Black and Pink
- Black and Pink logo
- Founder: Jason Lydon
- Founded at: Boston, Massachusetts
- Type: Non-profit
- Headquarters: Omaha, Nebraska
- Executive Director: Jasmine Tasaki and Tena Hahn-Rodriguez
- Website: www.blackandpink.org

= Black and Pink =

United States prison abolitionist organization

Black and Pink is a United States prison abolitionist organization supporting LGBTQ and HIV-positive prisoners. The group organizes a pen pal program, distributes a prisoner-written newspaper to its incarcerated members, provides court accompaniment, and educates people on their rights.

== History ==
Black and Pink was founded in Boston, Massachusetts, in 2004–2005 by Jason Lydon, a Unitarian Universalist minister and prison abolitionist.
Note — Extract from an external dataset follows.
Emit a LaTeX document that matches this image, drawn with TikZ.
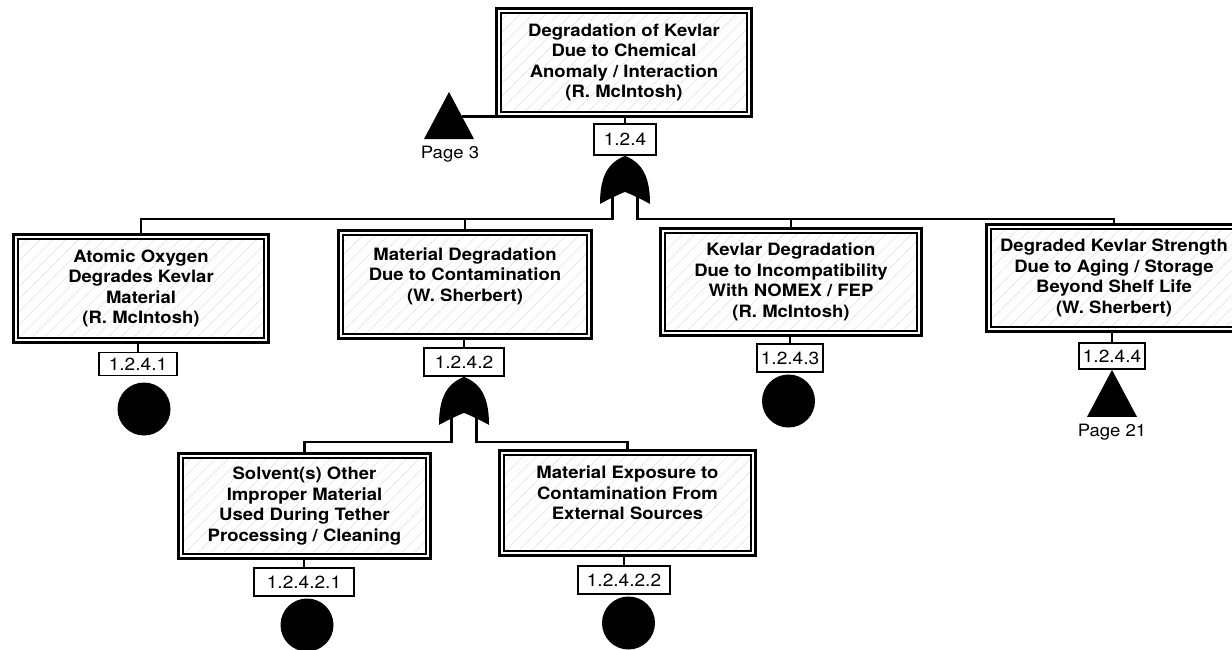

Lydon had been active in prison justice work as a teenager, and decided to form Black and Pink after spending six months in county jail when he was twenty years old. Lydon was the National Director of the group until stepping down in September 2017. He was succeeded by Tray Johns, who served as National Director until Dominique Morgan was appointed Interim National Director in December 2017. In January 2018 Morgan accepted the position of National Director on a permanent basis. The organization's current executive director is Dr. Tatyana Moaton. Black and Pink's national office is based in Omaha, Nebraska.

== Work ==

=== Pen pal program ===
Black and Pink maintains a pen pal program in which they match their incarcerated members with pen pals who correspond, build relationships, and participate in harm reduction. The group states that receiving correspondence is itself a harm reduction strategy, saying that potentially abusive guards and prisoners are made aware that the recipient has a support network outside of prison when they hear the recipient's name called at the mail room, and may be less likely to target that prisoner as a result.

=== Newspaper ===
Black and Pink publishes a newspaper that they distribute to prisoners for free. They began distributing the newspaper in 2010, and as of October 2017, they distribute the newspaper to 13,000 prisoners across the United States. The newspaper contains submissions from incarcerated Black and Pink members, as well as material from people who are not in prison. Because of regulations surrounding materials allowed to be sent to prisoners, the newspaper is denied from many prisons, including all prisons in the state of Kentucky.

=== Other work ===
In 2016, Black and Pink collaborated with Tatiana von Fürstenberg to organize an art exhibition called On the Inside in New York at the Abrons Art Center. The exhibit featured several dozen pieces of artwork from prisoners. Because art supplies are difficult to obtain within many prisons, some of the pieces use unconventional materials such as envelopes and ink made from melted magazines.